Di Benedetto’s journalistic career, and much else in his life, was brought to an end when he was imprisoned and tortured by the Argentine military dictatorship in 1976. This ordeal did not keep him from writing, however. Forbidden from composing fiction in prison, Di Benedetto managed to nest his stories into letters written to friends. These were published in 1978 with the title Absurdos (Absurd), followed by a final collection in 1983, Cuentos del exilio (Stories from Exile). A desolation descends on these late stories, without dulling the richness of their imagination. The thematic preoccupations of Di Benedetto’s earlier short fiction all remain, now accompanied by higher set of moral stakes.
“Fish” has a great deal in common with many of the pre-imprisonment stories: a disabled character, the presence of animals, and a penchant for the grotesque. It goes farther than any of them, though, in combining these elements into a sustained scenario of bleakly comic suffering. The story narrates the final days of Lumila, a paraplegic left unable to care for herself after her husband dies in bed next to her. Abandoned beside a rotting corpse, with nobody but her farm’s hungry animals within earshot, Lumila waits in vain for someone to come save her. The story’s structure is almost identical to that of “The Horse in the Salt Marsh”: in both cases, a sudden death causes another agonizingly slow one. In this case, though, Di Benedetto subjects a human to this ordeal, and sees only horror in the eyes of the dogs who will repurpose her body as food. Where once he might have written this scene with an impish shrug, he tightens the screws, playing up the nightmarish violence implicit in a story like “Nest in the Bones.”
Another theme sketched in that story is taken up and stretched to near-mythic dimensions by the gaucho saga “Aballay”: the idea that sharing in animal life can be a route to redemption for humans. Seeking penance for the murder he has committed, the title character resolves to live out the rest of his days on horseback, inspired by the column-perching asceticism of Saint Simeon and the stylites. He learns to sleep, cook, and catch food for himself without leaving his saddle, descending only when absolutely necessary. The conflation of human and animal life takes on a moral grandeur in the figure of Aballay. Living atop a horse means living with it, and a band of Indians even come to refer to him as “man-horse.” Yet at night he is tormented by a familiar image: He dreams that he is living atop the pillars of the stylites, as birds “peck at his ears, eyes, and nose, or try to feed him through his mouth. They build nests, lay eggs … and he, throughout, is terrified by the void, where he will fall if he moves.” Animals remain a hazard as well as a promise, their fine feathers concealing deadly claws. To live among them in spite of their threats demands a kind of heroism.
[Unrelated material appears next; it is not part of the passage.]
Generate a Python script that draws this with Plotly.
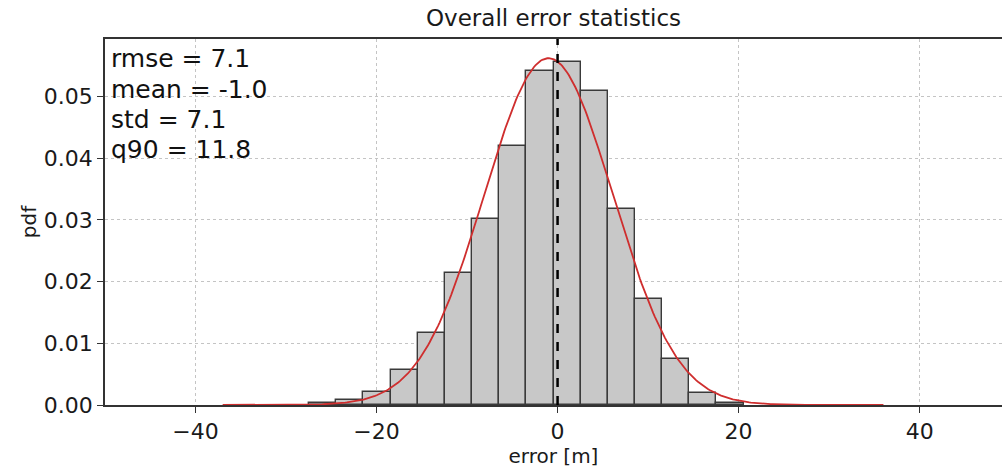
import numpy as np
import plotly.graph_objects as go

# Histogram of errors: bin left edges (m), bin width and pdf heights
bin_left = [-27.45, -24.45, -21.45, -18.45, -15.45, -12.45, -9.45, -6.45,
            -3.45, -0.45, 2.55, 5.55, 8.55, 11.55, 14.55, 17.55]
bin_width = 3.0
pdf_height = [0.0004, 0.0008, 0.0021, 0.0057, 0.0116, 0.0214, 0.0301, 0.0419,
              0.0541, 0.0555, 0.0509, 0.0318, 0.0171, 0.0074, 0.0020, 0.0004]

# Summary statistics shown in the corner
rmse = 7.1
mean = -1.0
std = 7.1
q90 = 11.8
err_min, err_max = -37.0, 36.0   # span of the fitted normal curve

x_ticks = [-40, -20, 0, 20, 40]
y_ticks = [0.00, 0.01, 0.02, 0.03, 0.04, 0.05]

centers = [b + bin_width / 2 for b in bin_left]

xs = np.linspace(err_min, err_max, 400)
fit = np.exp(-0.5 * ((xs - mean) / std) ** 2) / (std * np.sqrt(2 * np.pi))

FONT = "DejaVu Sans"
AX = "#333333"
TXT = "#1a1a1a"

fig = go.Figure()
fig.add_trace(go.Bar(
    x=centers, y=pdf_height, width=[bin_width] * len(centers),
    marker=dict(color="#c8c8c8", line=dict(color="#3a3a3a", width=1.4)),
    showlegend=False, hoverinfo="skip",
))
fig.add_trace(go.Scatter(
    x=xs, y=fit, mode="lines",
    line=dict(color="#cf2e2e", width=1.8),
    showlegend=False, hoverinfo="skip",
))

# zero-error reference line
fig.add_shape(type="line", x0=0, x1=0, y0=0, y1=1, xref="x", yref="y domain",
              line=dict(color="black", width=2.5, dash="dash"), layer="above")

stats = [f"rmse = {rmse:.1f}", f"mean = {mean:.1f}", f"std = {std:.1f}", f"q90 = {q90:.1f}"]
plot_top, plot_h = 39, 366
for i, s in enumerate(stats):
    ypix = 59 + 30 * i
    fig.add_annotation(
        text=s, xref="paper", yref="paper",
        x=0.004, y=1 - (ypix - plot_top) / plot_h,
        xanchor="left", yanchor="middle", showarrow=False,
        font=dict(family=FONT, size=25, color="#111111"),
    )

fig.update_layout(
    width=1002, height=472,
    margin=dict(l=105, r=0, t=39, b=67),
    paper_bgcolor="white", plot_bgcolor="white",
    bargap=0,
    font=dict(family=FONT, color=TXT),
    title=dict(text="Overall error statistics", x=0.5, xref="paper",
               y=1 - 18 / 472, yref="container", yanchor="middle",
               font=dict(family=FONT, size=23, color=TXT)),
)
fig.update_xaxes(
    range=[-50, 49.1], tickvals=x_ticks,
    ticktext=[f"\u2212{abs(v)}" if v < 0 else str(v) for v in x_ticks],
    showline=True, linecolor=AX, linewidth=1.6, mirror=True,
    ticks="outside", ticklen=6, tickwidth=1.4, tickcolor=AX,
    tickfont=dict(family=FONT, size=22, color=TXT),
    showgrid=True, gridcolor="#c4c4c4", gridwidth=1, griddash="dot",
    zeroline=False,
    title=dict(text="error [m]", font=dict(family=FONT, size=20, color=TXT), standoff=4),
)
fig.update_yaxes(
    range=[0, 0.0593], tickvals=y_ticks, ticktext=[f"{v:.2f}" for v in y_ticks],
    showline=True, linecolor=AX, linewidth=1.6, mirror=False,
    ticks="outside", ticklen=6, tickwidth=1.4, tickcolor=AX,
    tickfont=dict(family=FONT, size=22, color=TXT),
    showgrid=True, gridcolor="#c4c4c4", gridwidth=1, griddash="dot",
    zeroline=False,
    title=dict(text="pdf", font=dict(family=FONT, size=20, color=TXT), standoff=2),
)

fig.write_html("out.html")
The younger Di Benedetto, the one who wrote Zama, was not concerned with the possibility of heroism, except insofar as it provided an occasion for quixotic ironies. Don Diego de Zama is an antihero defined by his powerlessness, bungling nearly every task he sets himself, stranded in the state of espera. Most of the characters that populate Nest in the Bones are equally hopeless—like their author, they are delivered up to nothingness: pecked to death, eaten alive, consumed by the very dreams that keep them going. Even Aballay is eventually killed by the son of the man he murdered, making his life a long period of espera punctuated with violence. Yet the man-horse is afforded a kind of dignity that Don Diego never achieves: instead of seeking earthly recognition, he has followed his own laws, renouncing everything but his mount. Only a bird-brain could imagine a life so divine.